The Inspection Cycle Problem
For most categories of public infrastructure — roads, bridges, utility networks, drainage systems — the standard inspection cycle runs between three and five years. Some asset classes are inspected annually; many are not. The result is a structural data gap: at any given moment, the authoritative condition record for a given asset may be up to five years old.
This is not a failure of individual agencies. It reflects a rational trade-off between resource constraints and the cost of continuous monitoring. Full-scale structural engineering inspections are expensive, disruptive and slow. Cycling through an entire city's asset base on a shorter interval has historically been infeasible.
But the economics of feasibility have changed. What was infeasible in 2010 — continuous ground-level observation at city scale — is not infeasible today. The constraint has shifted from capability to convention.
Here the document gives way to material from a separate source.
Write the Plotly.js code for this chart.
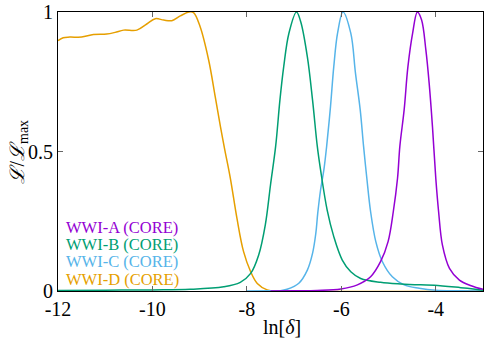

What the Gap Looks Like in Practice
Consider a road segment last formally inspected 28 months ago and rated "good condition." In the intervening period, it has experienced two freeze-thaw cycles, a prolonged drought that exposed underlying substrate vulnerability, and a significant increase in heavy vehicle traffic following a logistics corridor change. The official record still says "good condition."
This is not an edge case. It is the default state of most municipal infrastructure data. The official classification reflects the most recent inspection, not current reality. For any asset with a multi-year inspection cycle, the expected divergence between reported and actual condition grows continuously over time.
A road segment rated "good" at inspection 28 months ago has experienced weather events, load changes and material fatigue the official record cannot reflect. The data is accurate as of its timestamp — that timestamp is the problem.
How Decisions Are Affected
The downstream consequences fall into several categories. Capital allocation decisions — which assets to repair, upgrade or replace, and in what priority order — are made on the basis of condition ratings. If those ratings are stale, capital flows to the wrong assets. Infrastructure that appears adequate on paper deteriorates to failure while infrastructure that appears at-risk absorbs scarce maintenance budget.
Risk management is equally affected. Insurance pricing for infrastructure-adjacent assets, liability assessments for municipalities, and risk ratings for project developers all reference official condition data. Stale data means mispriced risk — in both directions. Assets carrying real structural risk may appear safe; assets in better condition than their records suggest may be unnecessarily constrained.
Emergency response planning depends on accurate baseline condition data. When an incident occurs — a bridge closure, a pipe failure, a road collapse — responders and planners need to understand the surrounding network in real time. If baseline condition records are outdated, the baseline itself becomes unreliable as a planning input.
The Landvex Approach: Continuous Field Observation
Landvex addresses the inspection cycle problem through continuous field intelligence. Rather than waiting for the next formal inspection, the quiXzoom observation network collects ground-level condition data on an ongoing basis. Contributors document physical conditions — surface degradation, structural signals, drainage issues, facade conditions — timestamped and GPS-verified, across urban and peri-urban geographies.
The result is a data layer that exists between inspections. It does not replace formal engineering assessment; it complements it by flagging conditions that warrant expedited attention before the next scheduled cycle. When field observation data contradicts the most recent inspection record — when a "good" asset shows observable deterioration — that contradiction is quantified and surfaced as a priority signal.
From Data Freshness to Decision Quality
The value of fresh field data is not abstract. It translates directly into decision quality: capital allocated more accurately, risk priced more correctly, maintenance prioritised based on current condition rather than historical classification.
Infrastructure managers who integrate continuous observation into their workflows do not simply get better data. They get a fundamentally different relationship with their assets — one where the gap between the known state and the actual state is measured in hours, not years.
The inspection cycle will remain a fixture of infrastructure governance. What changes is what happens between inspections. That interval — previously dark, unmonitored and treated as stable — is now observable. The question is who chooses to look.